After hearing mostly Bach and Schubert over the past couple of days, the opening bars of Khachaturian’s Sonata-Fantasy (the set piece for the second round of the Khachaturian Cello Competition), followed by Mon-Puo Lee’s performance of Brahms’ F major cello sonata, today felt like an epic shift in mood and energy.
Each subsequent performer on the first day of the second round (see the seven semi-finalists listed in this post), chose Beethoven’s A Major cello sonata – the first movement of which sounded on a first listen like a punishing series of declamatory statements. I shudder to think what the actual score looks like – must have a look before the tomorrow’s performers take to the stage.
I’m new to the sonata and haven’t quite figured it out yet. It’s a demanding play for any of the soloists, so too for the accompanists. The Khachaturian Sonata-Fantasy for unaccompanied cello is jam-packed with heartfelt and spirited evocations and requires enormous stamina and resilience. I’ve heard it come alive in some performances and drag a little in others. A tricky work.
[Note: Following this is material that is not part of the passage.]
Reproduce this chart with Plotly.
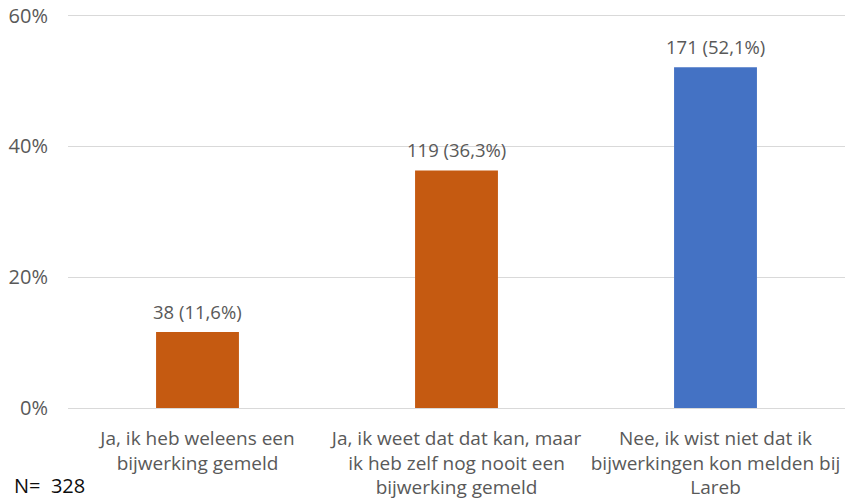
import plotly.graph_objects as go

categories = [
    "Ja, ik heb weleens een<br>bijwerking gemeld",
    "Ja, ik weet dat dat kan, maar<br>ik heb zelf nog nooit een<br>bijwerking gemeld",
    "Nee, ik wist niet dat ik<br>bijwerkingen kon melden bij<br>Lareb",
]
counts = [38, 119, 171]
percentages = [11.6, 36.3, 52.1]
pct_labels = ["11,6%", "36,3%", "52,1%"]
colors = ["#C55A11", "#C55A11", "#4472C4"]
y_ticks = [0, 20, 40, 60]
y_tick_labels = ["0%", "20%", "40%", "60%"]
n_total = 328

labels = [f"{c} ({p})" for c, p in zip(counts, pct_labels)]

FONT = "Open Sans, Lato, Liberation Sans, sans-serif"
GRAY = "#595959"

W, H = 845, 503
Y_MAX = 61
plot_h = 392 * Y_MAX / 60
M_L, M_R, M_B = 68, 0, 95
M_T = H - M_B - plot_h

fig = go.Figure(go.Bar(
    x=categories,
    y=percentages,
    marker=dict(color=colors, line=dict(width=0)),
    width=0.32,
    hoverinfo="skip",
))

value_annotations = [
    dict(
        x=cat, y=val, xref="x", yref="y", text=lab,
        showarrow=False, yanchor="middle", yshift=21,
        font=dict(family=FONT, size=18.5, color=GRAY),
    )
    for cat, val, lab in zip(categories, percentages, labels)
]

fig.update_layout(
    width=W, height=H,
    margin=dict(l=M_L, r=M_R, t=M_T, b=M_B, autoexpand=False),
    paper_bgcolor="white", plot_bgcolor="white",
    font=dict(family=FONT, size=19, color=GRAY),
    showlegend=False,
    xaxis=dict(
        showline=False, showgrid=False, ticks="",
        tickfont=dict(size=19, color=GRAY),
        ticklabelstandoff=17,
        automargin=False,
    ),
    yaxis=dict(
        range=[0, Y_MAX],
        tickvals=y_ticks, ticktext=y_tick_labels,
        showgrid=True, gridcolor="#D9D9D9", gridwidth=1,
        zeroline=True, zerolinecolor="#D9D9D9", zerolinewidth=1,
        showline=False, ticks="",
        tickfont=dict(size=20, color=GRAY),
        ticklabelstandoff=19,
        automargin=False,
    ),
    annotations=value_annotations + [dict(
        text=f"N=  {n_total}", x=(12 - M_L) / (W - M_L - M_R),
        y=-(501 - (H - M_B)) / plot_h,
        xref="paper", yref="paper",
        xanchor="left", yanchor="bottom", showarrow=False,
        font=dict(family=FONT, size=20, color="#0d0d0d"),
    )],
)

fig.write_html(
    "out.html",
    config={"displayModeBar": False},
    post_script="document.body.style.margin='0';",
)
Today’s video includes some impressions from today’s performances, an expansion on the idea of there being a stark contrast experienced when you shift from an immersive experience of Bach and
What isn’t included was an observation I’ve made this week about audiences and performers, and how the perceived distance between both is as necessary for the performance experience just as its much as its regarded a barrier to newcomers to the genre. Being in the relaxed presence of so many elite professionals eager to talk about their art (ie the judges) has been a valuable experience for me.
But to include all of that in this video meant it running a little too long (odd given that I never experience that hesitation when producing the podcast). I’m hoping to save up some of those insights for a blog post later in the competition.